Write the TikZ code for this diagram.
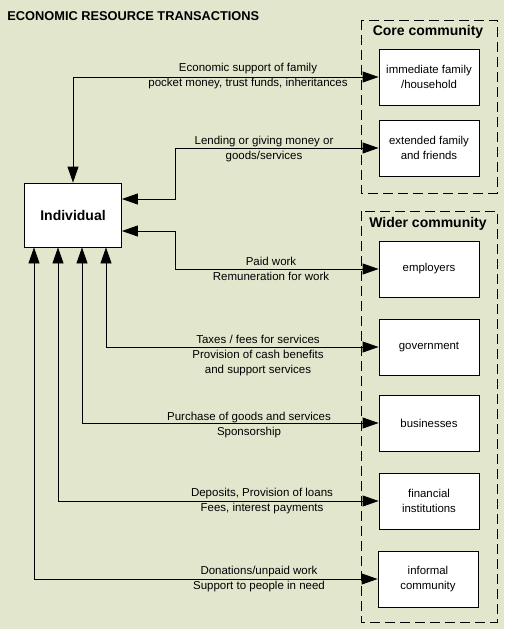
\documentclass[tikz,border=0pt]{standalone}
\usepackage{fontspec}
\setmainfont{Liberation Sans}
\usetikzlibrary{arrows.meta}
\definecolor{paper}{RGB}{226,230,205}
\tikzset{
  actor/.style={draw, fill=white, minimum width=100pt, minimum height=56pt,
    align=center, font=\fontsize{11.4}{14.5}\selectfont},
  group/.style={draw, dash pattern=on 10pt off 5pt},
  flow/.style={arrows={Triangle[length=16pt,width=11pt]-Triangle[length=16pt,width=11pt]}},
  lbl/.style={align=center, inner sep=0pt, font=\fontsize{11.5}{15}\selectfont},
  head/.style={font=\bfseries\fontsize{14}{16}\selectfont},
}
\begin{document}
\begin{tikzpicture}[x=1pt, y=-1pt, line width=0.85pt]
\fill[paper] (0,0) rectangle (504,629);
\useasboundingbox (0,0) rectangle (504,629);
\node[anchor=west, inner sep=0pt, font=\bfseries\fontsize{12.8}{15}\selectfont] (title) at (7,16) {ECONOMIC RESOURCE TRANSACTIONS};
% communities
\draw[group] (361,20) rectangle (497,193);
\node[head] (core) at (428,32) {Core community};
\draw[group] (361,211) rectangle (497,622);
\node[head] (wider) at (428,224) {Wider community};
% actors
\node[draw, fill=white, minimum width=97pt, minimum height=64pt, head] (indiv) at (73,215) {Individual};
\node[actor] (fam) at (429,77) {immediate family\\/household};
\node[actor] (ext) at (429,148) {extended family\\and friends};
\node[actor] (emp) at (429,269) {employers};
\node[actor] (gov) at (429,347) {government};
\node[actor] (bus) at (429,423) {businesses};
\node[actor] (fin) at (429,501) {financial\\institutions};
\node[actor] (inf) at (428,579) {informal\\community};
% flows
\draw[flow] (fam.west) -| (indiv.north);
\node[lbl] (l_fam) at (248,76) {Economic support of family\\pocket money, trust funds, inheritances};
\draw[flow] (ext.west) -- ++(-203,0) |- ([yshift=16pt]indiv.east);
\node[lbl] (l_ext) at (264,149) {Lending or giving money or\\goods/services};
\draw[flow] (emp.west) -- ++(-203,0) |- ([yshift=-16pt]indiv.east);
\node[lbl] (l_emp) at (271,269) {Paid work\\Remuneration for work};
\draw[flow] (gov.west) -| ([xshift=33pt]indiv.south);
\node[lbl] (l_gov) at (258,356) {Taxes / fees for services\\Provision of cash benefits\\and support services};
\draw[flow] (bus.west) -| ([xshift=9pt]indiv.south);
\node[lbl] (l_bus) at (249,425.5) {Purchase of goods and services\\Sponsorship};
\draw[flow] (fin.west) -| ([xshift=-15pt]indiv.south);
\node[lbl] (l_fin) at (262,501) {Deposits, Provision of loans\\Fees, interest payments};
\draw[flow] (inf.west) -| ([xshift=-39pt]indiv.south);
\node[lbl] (l_inf) at (259,579) {Donations/unpaid work\\Support to people in need};
\end{tikzpicture}
\end{document}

================

§ **WHAT TO PRODUCE**: Without the pictures, repeat the listing above exactly.

§ **EXERCISE RESULT**:
Write the TikZ code for this diagram.
\documentclass[tikz,border=0pt]{standalone}
\usepackage{fontspec}
\setmainfont{Liberation Sans}
\usetikzlibrary{arrows.meta}
\definecolor{paper}{RGB}{226,230,205}
\tikzset{
  actor/.style={draw, fill=white, minimum width=100pt, minimum height=56pt,
    align=center, font=\fontsize{11.4}{14.5}\selectfont},
  group/.style={draw, dash pattern=on 10pt off 5pt},
  flow/.style={arrows={Triangle[length=16pt,width=11pt]-Triangle[length=16pt,width=11pt]}},
  lbl/.style={align=center, inner sep=0pt, font=\fontsize{11.5}{15}\selectfont},
  head/.style={font=\bfseries\fontsize{14}{16}\selectfont},
}
\begin{document}
\begin{tikzpicture}[x=1pt, y=-1pt, line width=0.85pt]
\fill[paper] (0,0) rectangle (504,629);
\useasboundingbox (0,0) rectangle (504,629);
\node[anchor=west, inner sep=0pt, font=\bfseries\fontsize{12.8}{15}\selectfont] (title) at (7,16) {ECONOMIC RESOURCE TRANSACTIONS};
% communities
\draw[group] (361,20) rectangle (497,193);
\node[head] (core) at (428,32) {Core community};
\draw[group] (361,211) rectangle (497,622);
\node[head] (wider) at (428,224) {Wider community};
% actors
\node[draw, fill=white, minimum width=97pt, minimum height=64pt, head] (indiv) at (73,215) {Individual};
\node[actor] (fam) at (429,77) {immediate family\\/household};
\node[actor] (ext) at (429,148) {extended family\\and friends};
\node[actor] (emp) at (429,269) {employers};
\node[actor] (gov) at (429,347) {government};
\node[actor] (bus) at (429,423) {businesses};
\node[actor] (fin) at (429,501) {financial\\institutions};
\node[actor] (inf) at (428,579) {informal\\community};
% flows
\draw[flow] (fam.west) -| (indiv.north);
\node[lbl] (l_fam) at (248,76) {Economic support of family\\pocket money, trust funds, inheritances};
\draw[flow] (ext.west) -- ++(-203,0) |- ([yshift=16pt]indiv.east);
\node[lbl] (l_ext) at (264,149) {Lending or giving money or\\goods/services};
\draw[flow] (emp.west) -- ++(-203,0) |- ([yshift=-16pt]indiv.east);
\node[lbl] (l_emp) at (271,269) {Paid work\\Remuneration for work};
\draw[flow] (gov.west) -| ([xshift=33pt]indiv.south);
\node[lbl] (l_gov) at (258,356) {Taxes / fees for services\\Provision of cash benefits\\and support services};
\draw[flow] (bus.west) -| ([xshift=9pt]indiv.south);
\node[lbl] (l_bus) at (249,425.5) {Purchase of goods and services\\Sponsorship};
\draw[flow] (fin.west) -| ([xshift=-15pt]indiv.south);
\node[lbl] (l_fin) at (262,501) {Deposits, Provision of loans\\Fees, interest payments};
\draw[flow] (inf.west) -| ([xshift=-39pt]indiv.south);
\node[lbl] (l_inf) at (259,579) {Donations/unpaid work\\Support to people in need};
\end{tikzpicture}
\end{document}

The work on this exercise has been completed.